Bakery owner pricing a daily pastry
Ingredient cost $0.95, selling price $4.50, labor $0.60, overhead $0.30
Food cost is 21.1% — well below the 30% ceiling, which is typical and expected for baked goods where labor dominates. true profit per dish after all direct costs is $2.65. The suggested price at a 30% food cost target would only be $3.17, meaning the current price is 42% above that floor. This margin structure is healthy and leaves room to absorb occasional ingredient price spikes without repricing the menu.
Expert Unlock
The thing most explanations skip

The 30% food cost rule is a heuristic that dates from an era when labor was cheap and rents were low.
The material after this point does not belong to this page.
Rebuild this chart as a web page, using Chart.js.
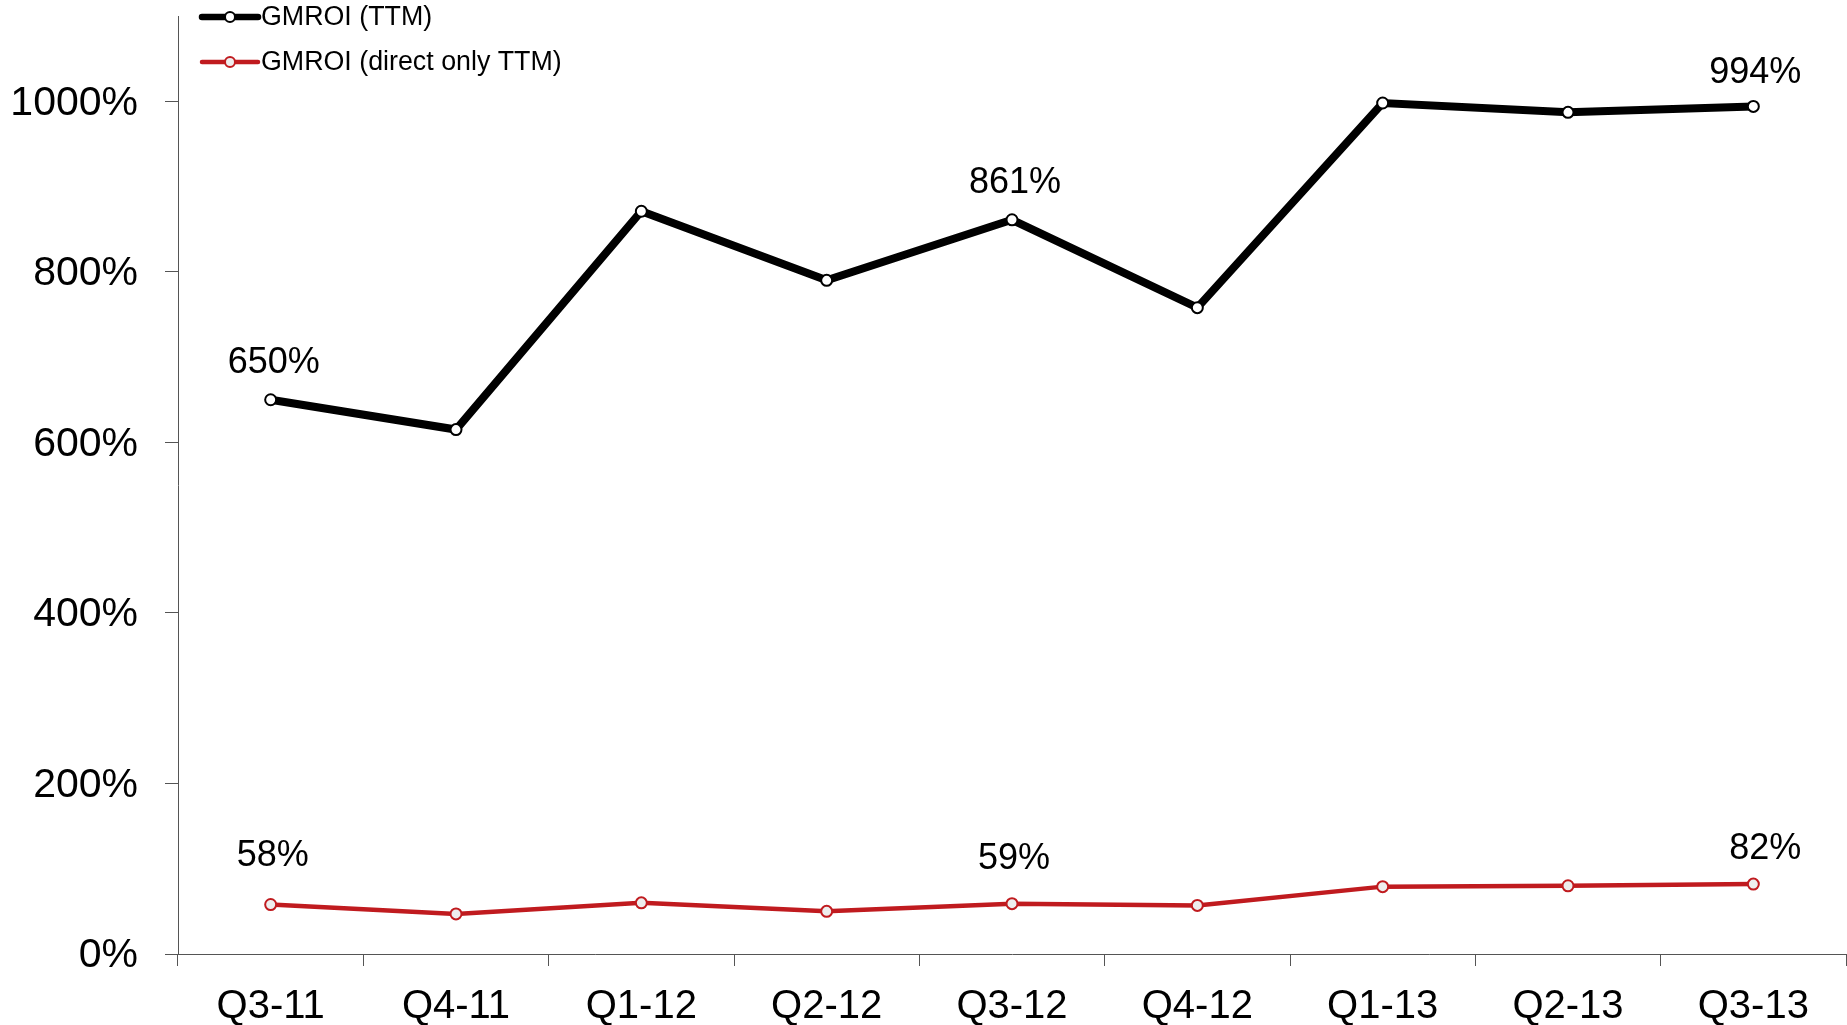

In high-labor, high-rent markets, many successful operators run at 26-28% food cost and use the extra margin to absorb labor costs that now approach 35-38% of revenue. The formula works, but the target number is not universal. What matters is that food cost plus labor cost stays below roughly 60-65% of revenue — the prime cost benchmark. If your labor runs high, your food cost target must come down to compensate, and this calculator gives you the lever to test that directly.

What food cost percentage is actually profitable?

What is a good food cost percentage for a restaurant?
Most restaurant concepts target food cost between 28% and 35% of the selling price. Fine dining can go lower — sometimes under 25% — because higher prices absorb the same ingredient spend more efficiently. Quick service and fast casual often run closer to 30-33%. If your food cost percentage is above 35%, the dish is eating into your ability to cover labor, rent, and profit.
What is the difference between food cost percentage and gross margin percentage?
Food cost percentage measures what fraction of your selling price went to ingredients — lower is better. Gross margin percentage is the inverse: what fraction of the selling price you kept after ingredients. A 28% food cost means a 72% gross margin on that dish. Both describe the same relationship from opposite directions, but food cost percentage is the industry standard metric operators use to benchmark and price menus.
How do I calculate the right menu price from ingredient cost alone?
Divide your ingredient cost by your target food cost percentage expressed as a decimal. If ingredients cost $4.75 and you want a 30% food cost, the minimum viable price is $4.75 divided by 0.30, which is $15.83. This is the floor, not the ceiling — your actual price should also cover labor, overhead, and a profit margin on top. This calculator shows you the 30% target price as a benchmark alongside your current pricing.